In a groundbreaking development, researchers at the University of Washington have unveiled a stretchable, wearable device capable of converting body heat into electrical power. This innovative technology, which can light up an LED using only the warmth of human skin, promises to revolutionize the landscape of wearable gadgets by eliminating the dependency on traditional batteries.
One of the persistent challenges with fitness trackers and other wearable electronics is their finite battery life. However, this new flexible and durable electronic prototype tackles this problem head-on by harvesting energy from body heat, transforming it into electricity that can power small electronics such as sensors, LEDs, and even batteries.
Remarkably resilient, this device remains functional even after being punctured multiple times and enduring over 2,000 stretches. Detailed in the journal Advanced Materials, the breakthrough highlights a significant advancement in wearable tech.
Senior author Mohammad Malakooti, an assistant professor of mechanical engineering at the University of Washington, has long envisioned such a capability. “When you put this device on your skin, it uses your body heat to directly power an LED. As soon as you put the device on, the LED lights up. This wasn’t possible before,” Malakooti stated.
Contrary to traditional heat-to-electricity devices that are typically rigid and brittle, Malakooti’s team has designed one that is highly flexible, allowing it to conform seamlessly to the shape of a person’s arm. The researchers embarked on the project by first running simulations to identify the optimal combination of materials and device structures, following which they painstakingly developed almost all the components in the lab.
The device comprises three primary layers. At its core are solid thermoelectric semiconductors tasked with converting heat to electricity. These are encased within 3D-printed composites that boast low thermal conductivity, thus enhancing energy conversion efficiency while simultaneously reducing the device’s weight. To achieve stretchability, conductivity, and electrical self-healing properties, the semiconductors are interlinked with printed liquid metal traces.
Unique to this design, liquid metal droplets are embedded within the outer layers. These droplets enhance heat transfer to the semiconductors and maintain the device’s flexibility, as the metal remains in a liquid state at room temperature. Excluding the semiconductors, the entirety of the device was developed in Malakooti’s lab.
Beyond wearable gadgets, Malakooti envisions broader applications for this technology. “You can imagine sticking these onto warm electronics and using that excess heat to power small sensors,” he explained. This concept could prove invaluable in data centers, where servers generate substantial heat and consume significant electricity. By capturing and repurposing this heat, the device can power temperature and humidity sensors, offering a sustainable, maintenance-free solution that reduces overall energy consumption.

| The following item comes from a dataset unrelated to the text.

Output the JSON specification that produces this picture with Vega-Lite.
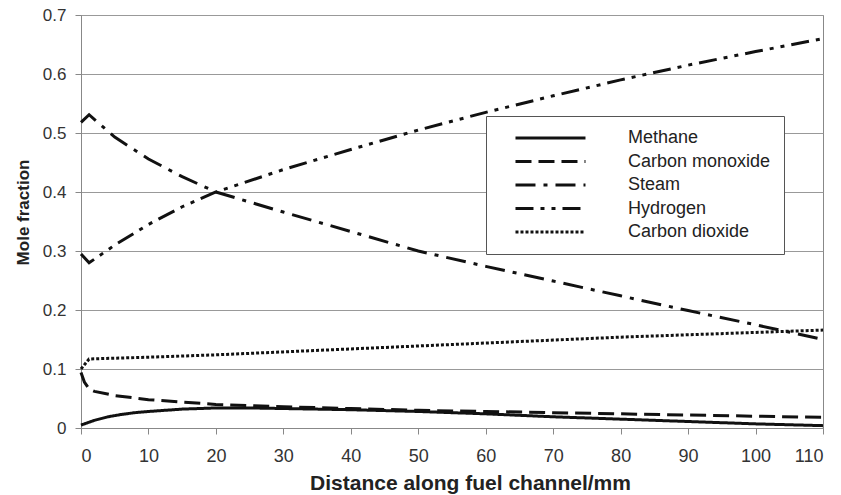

Additionally, these devices hold the potential to work in reverse. When supplied with electricity, they can heat or cool surfaces, paving the way for applications in virtual reality systems and other wearable accessories that could deliver hot and cold sensations or enhance wearer comfort.
While these advanced features are still a work in progress, the researchers are currently focused on delivering wearables that are efficient, durable, and provide immediate temperature feedback. Future developments hold exciting possibilities for enhanced user experiences and sustainability.
This pioneering research was supported by the National Science Foundation, Meta, and The Boeing Company, and involved contributions from coauthors at the University of Washington and the Izmir Institute of Technology.